Link: Higgs report
The results were disclosed less than a month after the combined code and the Higgs recommendations became effective on 1 November. It will undermine the view of those who believe that the new code puts an end to concerns about corporate governance in the UK.
FDs said that the only way to make the code effective in the long term was to give it legal teeth. This would mean imposing penalties on companies not complying, as in the US, instead of the UK’s current voluntary explain or comply framework.
Of the 118 FDs who participated in the Accountancy Age survey, some 48% said that they were not confident in the long-term effectiveness of the UK’s current approach.
One FD said: ‘I believe a firm stance must be taken by authorities to support the Higgs report – that means backing it up with stiff penalties for those who flout the rules.’
Some 82% of the FDs said executives were to blame for recent governance failures, while 12% pointed the finger squarely at auditors.
A recent study by Grant Thornton found that more than half of FTSE350 companies were neither fully compliant, nor had they declared their non-compliance.
Simon Lowe, head of Grant Thornton’s risk management services, said that US-style penalties were gaining favour in the European Union.

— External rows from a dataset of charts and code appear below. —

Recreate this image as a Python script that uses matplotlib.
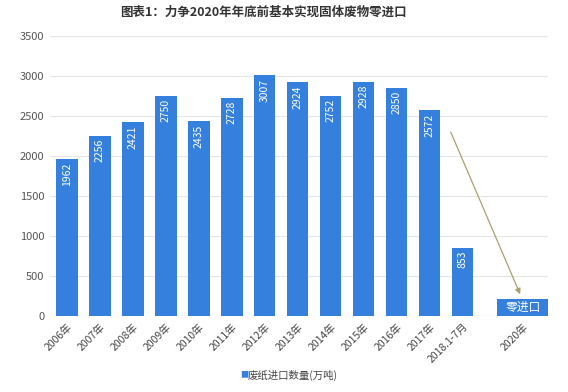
import matplotlib
matplotlib.use("Agg")
import matplotlib.pyplot as plt

plt.rcParams['font.family'] = ['Noto Sans CJK SC', 'DejaVu Sans']

categories = ["2006年", "2007年", "2008年", "2009年", "2010年", "2011年", "2012年",
              "2013年", "2014年", "2015年", "2016年", "2017年", "2018.1-7月"]
values = [1962, 2256, 2421, 2750, 2435, 2728, 3007, 2924, 2752, 2928, 2850, 2572, 853]
final_label = "2020年"
final_value = 210
final_text = "零进口"
yticks = [0, 500, 1000, 1500, 2000, 2500, 3000, 3500]

bar_color = "#3580dc"

fig = plt.figure(figsize=(5.68, 3.92), dpi=100)
ax = fig.add_axes([50/568, 1-316/392, 498/568, 280/392])

pos = list(range(len(categories)))
bars = ax.bar(pos, values, width=0.64, color=bar_color, zorder=3)
for x, v in zip(pos, values):
    ax.text(x, v - 40, str(v), rotation=90, ha='center', va='top', color='white',
            fontsize=7.5, zorder=4)

final_pos = 13.82
ax.bar([final_pos], [final_value], width=1.58, color=bar_color, zorder=3)
ax.text(final_pos, final_value / 2, final_text, ha='center', va='center', color='white',
        fontsize=8.5, zorder=4)

ax.annotate("", xy=(final_pos - 0.05, final_value + 30), xytext=(11.6, 2330),
            arrowprops=dict(arrowstyle='-|>', color='#a8a070', lw=0.9, mutation_scale=8),
            zorder=5)

ax.set_xlim(-0.515, 14.58)
ax.set_ylim(0, 3500)
ax.set_yticks(yticks)
ax.set_yticklabels([str(t) for t in yticks], fontsize=8, color='#555555', style='italic')
ax.set_xticks(pos + [final_pos])
ax.set_xticklabels(categories + [final_label], rotation=45, ha='right',
                   rotation_mode='anchor', fontsize=7.5, color='#444444')
ax.tick_params(axis='both', length=0, pad=4)
ax.grid(axis='y', color='#e6e6e6', lw=0.8, zorder=0)
for s in ax.spines.values():
    s.set_visible(False)
ax.axhline(0, color='#dddddd', lw=0.8, zorder=2)

fig.text(263/568, 1-12/392, "图表1：力争2020年年底前基本实现固体废物零进口", ha='center', va='center',
         fontsize=9, fontweight='bold', color='#333333')

fig.text(240/568, 1-375/392, "■", ha='left', va='center', fontsize=6, color=bar_color)
fig.text(248/568, 1-375/392, "废纸进口数量(万吨)", ha='left', va='center', fontsize=7.5, color='#444444')

fig.savefig("out.png", dpi=100)
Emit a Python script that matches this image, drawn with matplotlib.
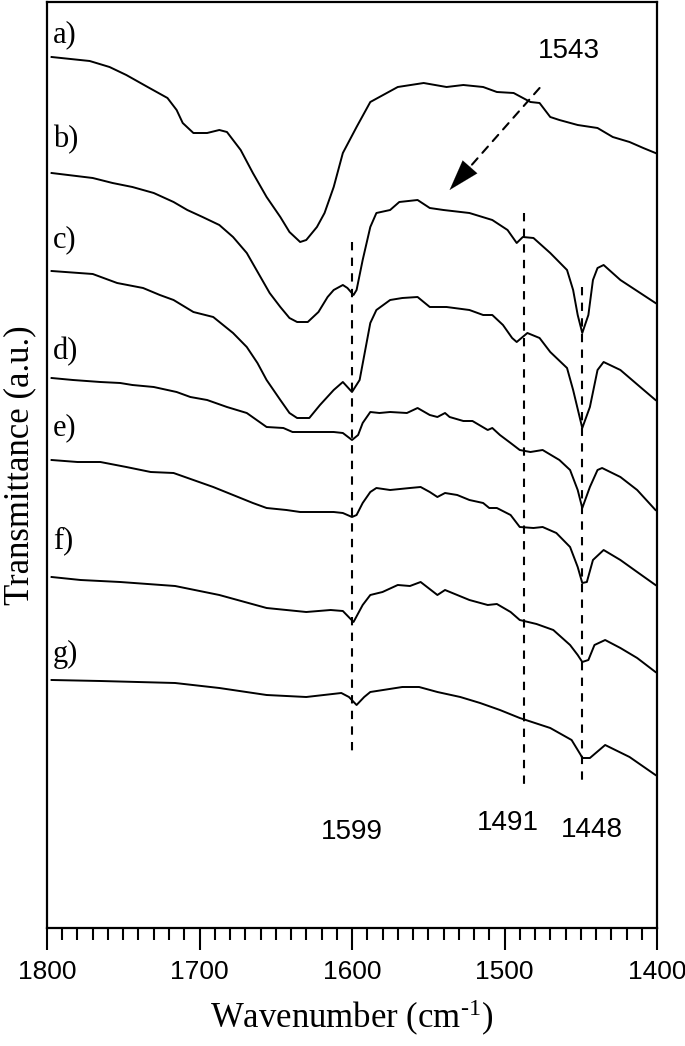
import matplotlib
matplotlib.use("Agg")
import matplotlib.pyplot as plt
from matplotlib.ticker import MultipleLocator

# =========================
# data (wavenumber / transmittance a.u.)
# =========================
wn_a = [1797, 1772, 1759, 1748, 1734, 1721, 1715, 1711, 1704, 1695, 1687, 1682, 1673, 1665,
        1656, 1647, 1641, 1634, 1630, 1623, 1618, 1612, 1606, 1597, 1588, 1582, 1570, 1553,
        1538, 1527, 1514, 1505, 1494, 1483, 1477, 1470, 1464, 1452, 1439, 1429, 1418, 1409, 1401]
t_a = [8.71, 8.67, 8.61, 8.53, 8.41, 8.30, 8.18, 8.05, 7.95, 7.95, 7.98, 7.96, 7.78, 7.55,
       7.31, 7.11, 6.96, 6.86, 6.88, 7.01, 7.15, 7.41, 7.75, 8.01, 8.26, 8.31, 8.41, 8.45,
       8.41, 8.43, 8.41, 8.36, 8.35, 8.26, 8.25, 8.11, 8.08, 8.03, 8.00, 7.91, 7.86, 7.80, 7.75]

wn_b = [1797, 1770, 1757, 1744, 1730, 1717, 1708, 1698, 1687, 1678, 1669, 1660, 1654, 1647,
        1641, 1636, 1629, 1622, 1616, 1612, 1606, 1603, 1599, 1597, 1593, 1588, 1584, 1575,
        1569, 1557, 1549, 1540, 1523, 1508, 1498, 1492, 1488, 1481, 1470, 1459, 1455, 1452,
        1449, 1445, 1442, 1439, 1435, 1424, 1411, 1401]
t_b = [7.55, 7.50, 7.45, 7.41, 7.35, 7.26, 7.18, 7.11, 7.03, 6.91, 6.75, 6.51, 6.35, 6.21,
       6.10, 6.06, 6.06, 6.16, 6.31, 6.38, 6.43, 6.40, 6.33, 6.38, 6.68, 7.01, 7.15, 7.18,
       7.26, 7.28, 7.20, 7.18, 7.15, 7.08, 6.98, 6.85, 6.91, 6.90, 6.75, 6.58, 6.38, 6.13,
       5.95, 6.13, 6.48, 6.60, 6.63, 6.48, 6.35, 6.25]

wn_c = [1797, 1770, 1754, 1737, 1726, 1717, 1704, 1691, 1678, 1669, 1662, 1656, 1647, 1641,
        1636, 1628, 1621, 1612, 1606, 1600, 1595, 1588, 1584, 1575, 1567, 1557, 1549, 1538,
        1523, 1514, 1508, 1501, 1495, 1492, 1485, 1477, 1470, 1459, 1455, 1449, 1444, 1439,
        1435, 1424, 1411, 1401]
t_c = [6.57, 6.54, 6.45, 6.40, 6.33, 6.28, 6.16, 6.11, 5.95, 5.81, 5.65, 5.48, 5.28, 5.15,
       5.10, 5.10, 5.23, 5.38, 5.46, 5.36, 5.48, 6.05, 6.18, 6.28, 6.30, 6.31, 6.21, 6.21,
       6.18, 6.13, 6.13, 6.03, 5.90, 5.86, 5.95, 5.90, 5.76, 5.60, 5.38, 5.00, 5.21, 5.58,
       5.66, 5.58, 5.41, 5.28]

wn_d = [1797, 1783, 1765, 1752, 1744, 1730, 1715, 1706, 1695, 1682, 1669, 1656, 1645, 1639,
        1623, 1612, 1606, 1600, 1596, 1593, 1588, 1582, 1575, 1564, 1557, 1549, 1544, 1539,
        1536, 1527, 1521, 1511, 1508, 1503, 1496, 1490, 1483, 1475, 1464, 1457, 1452, 1449,
        1444, 1439, 1436, 1424, 1413, 1401]
t_d = [5.50, 5.48, 5.46, 5.45, 5.43, 5.41, 5.36, 5.31, 5.28, 5.21, 5.15, 5.01, 5.00, 4.96,
       4.96, 4.96, 4.95, 4.88, 4.93, 5.05, 5.16, 5.15, 5.16, 5.15, 5.20, 5.13, 5.11, 5.15,
       5.11, 5.07, 5.07, 4.98, 5.00, 4.93, 4.85, 4.78, 4.76, 4.78, 4.68, 4.58, 4.38, 4.20,
       4.41, 4.58, 4.60, 4.51, 4.38, 4.18]

wn_e = [1797, 1780, 1765, 1748, 1732, 1717, 1704, 1691, 1678, 1665, 1656, 1643, 1634, 1612,
        1606, 1600, 1597, 1593, 1588, 1584, 1575, 1562, 1555, 1549, 1544, 1539, 1531, 1523,
        1514, 1510, 1505, 1496, 1490, 1481, 1475, 1466, 1457, 1452, 1449, 1446, 1442, 1435,
        1424, 1413, 1401]
t_e = [4.68, 4.66, 4.66, 4.61, 4.56, 4.55, 4.48, 4.41, 4.33, 4.25, 4.20, 4.18, 4.16, 4.16,
       4.15, 4.11, 4.13, 4.25, 4.36, 4.40, 4.38, 4.40, 4.41, 4.36, 4.31, 4.35, 4.33, 4.28,
       4.25, 4.20, 4.20, 4.13, 4.01, 4.00, 4.01, 3.95, 3.81, 3.61, 3.45, 3.46, 3.68, 3.78,
       3.68, 3.56, 3.43]

wn_f = [1797, 1778, 1752, 1716, 1687, 1656, 1630, 1614, 1606, 1599, 1593, 1588, 1580, 1570,
        1562, 1555, 1544, 1539, 1531, 1523, 1511, 1505, 1496, 1490, 1479, 1468, 1457, 1452,
        1449, 1445, 1441, 1434, 1424, 1413, 1401]
t_f = [3.51, 3.48, 3.46, 3.42, 3.33, 3.20, 3.16, 3.18, 3.17, 3.06, 3.23, 3.33, 3.36, 3.43,
       3.42, 3.46, 3.33, 3.38, 3.33, 3.28, 3.23, 3.24, 3.16, 3.08, 3.04, 2.98, 2.83, 2.73,
       2.66, 2.68, 2.83, 2.88, 2.80, 2.70, 2.56]

wn_g = [1797, 1765, 1716, 1687, 1656, 1630, 1607, 1602, 1597, 1592, 1588, 1567, 1556, 1544,
        1529, 1516, 1503, 1490, 1470, 1456, 1450, 1449, 1444, 1434, 1418, 1401]
t_g = [2.48, 2.47, 2.45, 2.40, 2.33, 2.31, 2.35, 2.31, 2.23, 2.31, 2.36, 2.41, 2.41, 2.36,
       2.31, 2.25, 2.18, 2.10, 2.00, 1.88, 1.73, 1.70, 1.70, 1.83, 1.71, 1.53]

curve_labels = ["a)", "b)", "c)", "d)", "e)", "f)", "g)"]
label_t = [8.93, 7.88, 6.88, 5.76, 5.00, 3.87, 2.74]

# marked bands: label text, line position, line top, line bottom, label position
band_labels = ["1599", "1491", "1448"]
band_wn = [1600, 1487, 1449]
band_top = [6.86, 7.15, 6.41]
band_bottom = [1.71, 1.40, 1.46]
band_text_wn = [1600, 1498, 1443]
band_text_t = [0.96, 1.05, 0.98]

arrow_from = (1477, 8.40)
arrow_to = (1536, 7.38)
arrow_text = "1543"
arrow_text_pos = (1458, 8.77)

SERIF = ["Liberation Serif", "DejaVu Serif"]
SANS = ["Liberation Sans", "DejaVu Sans"]


def main():
    plt.rcParams["axes.unicode_minus"] = False
    plt.rcParams["mathtext.default"] = "regular"
    plt.rcParams["mathtext.fontset"] = "custom"
    plt.rcParams["mathtext.rm"] = "Liberation Serif"
    plt.rcParams["mathtext.it"] = "Liberation Serif:italic"

    fig = plt.figure(figsize=(6.85, 10.46), dpi=100)
    ax = fig.add_axes([47 / 685, 118 / 1046, 610 / 685, 926 / 1046])

    for wn, t in zip([wn_a, wn_b, wn_c, wn_d, wn_e, wn_f, wn_g],
                     [t_a, t_b, t_c, t_d, t_e, t_f, t_g]):
        ax.plot(wn, t, color="black", linewidth=1.4)

    for lab, ty in zip(curve_labels, label_t):
        ax.text(1796, ty, lab, family=SERIF, fontsize=22, ha="left", va="center")

    for lab, x, y0, y1, tx, ty in zip(band_labels, band_wn, band_top, band_bottom,
                                      band_text_wn, band_text_t):
        ax.plot([x, x], [y0, y1], color="black", linewidth=1.5, linestyle=(0, (4, 3.5)))
        ax.text(tx, ty, lab, family=SANS, fontsize=20, ha="center", va="center")

    # dashed arrow to the 1543 band
    ax.annotate("", xy=arrow_to, xytext=arrow_from,
                arrowprops=dict(arrowstyle="-", linestyle=(0, (4, 3.5)), lw=1.5,
                                color="black", shrinkA=0, shrinkB=10))
    ax.annotate("", xy=arrow_to,
                xytext=(arrow_to[0] - 0.3 * (arrow_to[0] - arrow_from[0]),
                        arrow_to[1] - 0.3 * (arrow_to[1] - arrow_from[1])),
                arrowprops=dict(arrowstyle="-|>,head_length=1.1,head_width=0.35",
                                mutation_scale=20, lw=0.1, color="black",
                                shrinkA=0, shrinkB=0))
    ax.text(arrow_text_pos[0], arrow_text_pos[1], arrow_text, family=SANS, fontsize=20,
            ha="center", va="center")

    ax.set_xlim(1800, 1400)
    ax.set_ylim(0, 9.26)
    ax.xaxis.set_major_locator(MultipleLocator(100))
    ax.xaxis.set_minor_locator(MultipleLocator(10))
    ax.tick_params(axis="x", which="major", direction="out", length=16, width=1.5, pad=7)
    ax.tick_params(axis="x", which="minor", direction="out", length=8.5, width=1.5)
    ax.set_yticks([])
    for lab in ax.get_xticklabels():
        lab.set_family(SANS)
        lab.set_fontsize(19)
    for sp in ax.spines.values():
        sp.set_linewidth(1.6)

    ax.set_xlabel("Wavenumber (cm$^{\u2010 1}$)", family=SERIF, fontsize=25, labelpad=10)
    ax.set_ylabel("Transmittance (a.u.)", family=SERIF, fontsize=25, labelpad=8)

    fig.savefig("out.png", dpi=100)
    plt.close(fig)


if __name__ == "__main__":
    main()
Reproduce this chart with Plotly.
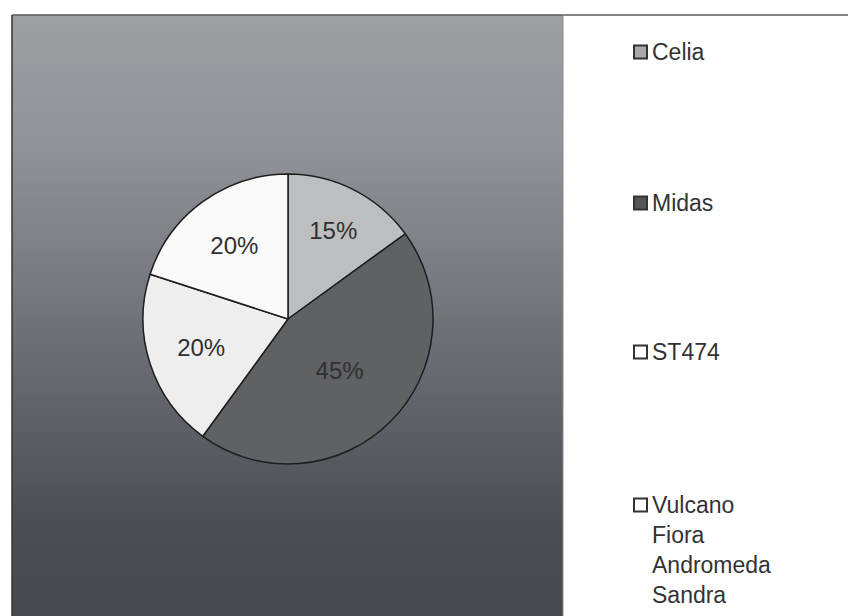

He feared that small companies would pay dearly under a US-style regime.
‘It would be like taking a hammer to crack a nut. The reporting situation for a FTSE100 company with multinational operations can be far different to a smaller company with just a single UK operation,’ he said.
The present UK framework allows companies to justify themselves, if they choose not to apply a certain part of the code.
A spokesman for ICAEW said: ‘The new system has to prove itself in practice, but we still have faith in it doing so.’